Recording studios take a lot of effort to run. They are extremely expensive to operate and purchase, and in recent times, they’ve become increasingly challenging to keep operating. Whilst the equipment is super expensive, the music industry has taken some unexpected hits (and not the musical kind) in recent years. Lastly, marketing this complex business is very expensive and difficult to navigate. We’re going to expand on these points and look at why they’re a recording studio is so difficult to operate in the modern era.0
Recording studio equipment has always been very pricey but the cost seems to be going up for a few different reasons. Firstly, vintage equipment, which still sounds incredible, is no longer made. A limited supply of this equipment, and the nostalgia that has fuelled demand, has seen prices of certain pieces of gear skyrocket. This includes vintage microphones, outboard equipment, analogue synths, guitars, and much more. Whilst digitisation of this kit seems to have made it more accessible, the reality is that these mere emulations are just that – Emulations. Therefore, producers and engineers are forking out ridiculous prices for vintage equipment.
Recording studio digitisation has seen kids and enthusiasts have access to incredible capability of their smartphones, laptops, and home systems. This has meant that remaining relevant as a business has become increasingly difficult. The recording studio really needs to bring something special to the table otherwise people can just do what they want to do at home. This means you need to be highly talented, skilled and have access to equipment that isn’t to the customer.
The music industry has taken a huge hit with the streaming of content on platforms like Spotify and iTunes. This has meant that it’s impossible for an artist to sell their music and make enough money to justify the recording studio costs. Once again, the studio needs to bring something serious to the table to justify its position in the supply chain to artists.

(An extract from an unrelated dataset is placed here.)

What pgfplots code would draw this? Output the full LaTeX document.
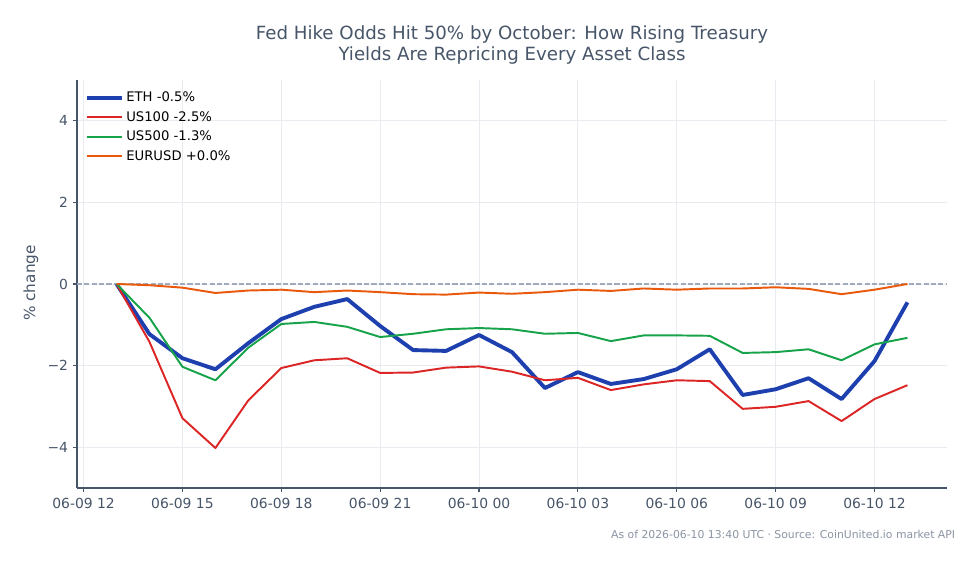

Recording studio advertising is now essentially a black hole of complexity and uncertainty. Google has essentially become the event horizon to money for the owner-operator of the modern recording studio. Attempting to anticipate marketing and search engine algorithms is an endless and uncertainly must with no guaranteed results and it is all in the name of getting visibility to potential customers. The world finds itself in a hyper-capitalist conundrum where we are all slaves to Google and its promise to deliver work to our doorsteps.
This is now life in the modern era for many businesses. Sadly, the recording studio is no different. One asks themselves where it is all headed. Will the recording studio, as we knew it in the twentieth century, die out forever only to be taken out by the bedroom setup? This could see the end of the studios like Abbey Road and Air Studios. But the bigger questions will be, what will happen to music?